At its recently concluded Networked Society Forum (NEST), Ericsson brought together its senior leadership team, many of its customers, and a fair number of deep thinkers who make their living as “futurists.” The goal of the event was to stimulate some out-of-the-box thinking regarding future challenges that will face society as the world’s population becomes increasingly urban; one stat thrown around at the conference, for example, was that by 2050, 70% of the earth’s people will live in cities. Of course, as part of this discussion, Ericsson took care to cultivate the message that ICT networks are going to be at the center of many solutions aimed at maintaining and, hopefully, increasing quality of life as we will increasingly be forced to live our lives while encroaching on each other’s personal space.

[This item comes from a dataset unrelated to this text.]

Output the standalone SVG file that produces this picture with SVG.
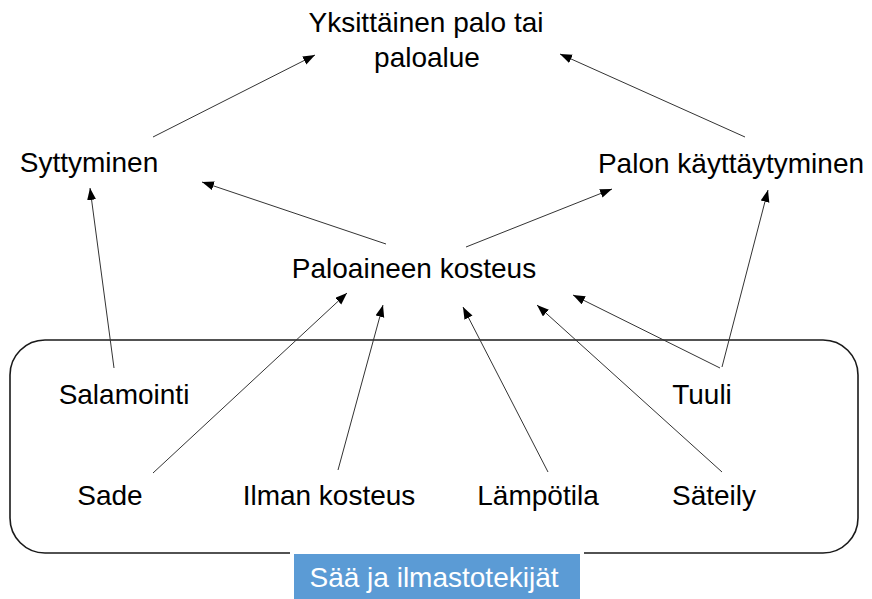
<svg xmlns="http://www.w3.org/2000/svg" width="872" height="599" viewBox="0 0 872 599">
<style>
text{font-family:"Liberation Sans",Arial,sans-serif;font-size:28px;fill:#000;text-anchor:middle}
.c line{stroke:#333;stroke-width:1;marker-end:url(#ah)}
</style>
<defs>
<marker id="ah" markerUnits="userSpaceOnUse" markerWidth="12" markerHeight="10" refX="12" refY="4.5" orient="auto">
<path d="M0,0 L12,4.5 L0,9 z" fill="#000"/>
</marker>
</defs>
<rect width="872" height="599" fill="#fff"/>
<g id="frame">
<rect x="10" y="340" width="848" height="213" rx="35" ry="35" fill="none" stroke="#1a1a1a" stroke-width="1.6"/>
</g>
<g id="label">
<rect x="292" y="552" width="290" height="50" fill="#5B9BD5" stroke="#fff" stroke-width="4"/>
<text x="434" y="587" style="fill:#fff">Sää ja ilmastotekijät</text>
</g>
<g class="c" id="connectors">
<line x1="153" y1="137" x2="315" y2="55"/>
<line x1="745" y1="137" x2="560" y2="54"/>
<line x1="386" y1="244" x2="202" y2="182"/>
<line x1="466" y1="247" x2="612" y2="189"/>
<line x1="114" y1="368" x2="90" y2="188"/>
<line x1="722" y1="367" x2="768" y2="190"/>
<line x1="720" y1="368" x2="573" y2="295"/>
<line x1="722" y1="472" x2="537" y2="305"/>
<line x1="548" y1="472" x2="463" y2="307"/>
<line x1="338" y1="470" x2="383" y2="305"/>
<line x1="153" y1="473" x2="347" y2="293"/>
</g>
<g id="n-top"><text x="426" y="32">Yksittäinen palo tai</text><text x="427" y="67">paloalue</text></g>
<g id="n-syttyminen"><text x="89" y="172">Syttyminen</text></g>
<g id="n-palon"><text x="731" y="173">Palon käyttäytyminen</text></g>
<g id="n-kosteus"><text x="414" y="278">Paloaineen kosteus</text></g>
<g id="n-salamointi"><text x="124" y="404">Salamointi</text></g>
<g id="n-tuuli"><text x="702" y="404">Tuuli</text></g>
<g id="n-sade"><text x="110" y="505">Sade</text></g>
<g id="n-ilman"><text x="329" y="505">Ilman kosteus</text></g>
<g id="n-lampotila"><text x="538" y="505">Lämpötila</text></g>
<g id="n-sateily"><text x="714" y="505">Säteily</text></g>
</svg>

After much of this high-minded thinking – stimulated, in part, by a private performance from Katy Perry – was wrapping up, a group of journalists and analysts were invited to show up and interact with Ericsson’s execs and a few of the futurists who remained on-site. As part of the media/analyst program, Ericsson talked a bit about its vision regarding the structure and performance requirements for future telecom networks. Boiled down, the Swedish vendor’s message focused on two key themes:
- 5G – Unlike their 2G/3G/4G predecessors, “5G” will not be solely defined by advances in radio access technology, but rather by the ability of operators and their equipment suppliers to seamlessly integrate all manner of access technologies to serve a number of use cases (think fixed/mobile/WiFi integrated to serve the diverse needs of enterprise, consumer, public safety, etc.).
- Network Slices – Future service delivery will not be about selling access technologies and throughput (i.e., fixed broadband, mobile broadband, etc.), but rather about ensuring application performance by allocating the appropriate level of network access to satisfy a varied mix of service delivery requirements (think a “slice” dynamically allocated to deliver a mobile video chat session at a cell edge, another “slice” allocated for an HD voice call, another “slice” allocated to enable an M2M transaction, etc.).
From an event as intentionally unstructured as NEST, key takeaways can sometimes be difficult to come by. Of course, there were some far out propositions, including – ready for this – transportation-as-a-service: fleets of automatically piloted vehicles that people jump in and out of willy-nilly in order to get where they are going. However, what struck me was the way in which Ericsson presented a credible view of future networking requirements and then subtly, but unambiguously, pointed out that it is the world leader in most, if not all, of the key functional areas that will need to come together in order to make this vision happen.
Obviously, Ericsson will be challenged by a multitude of very large, mainly rich, competitors including Accenture, Amdocs, IBM, Oracle, HP, Huawei, Cisco and many more. However, if the goal of NEST was to get a big group of stakeholders thinking about high-tech solutions to a raft of future challenges and position Ericsson at the center of these solutions, then I came away thinking that the company pulled it off.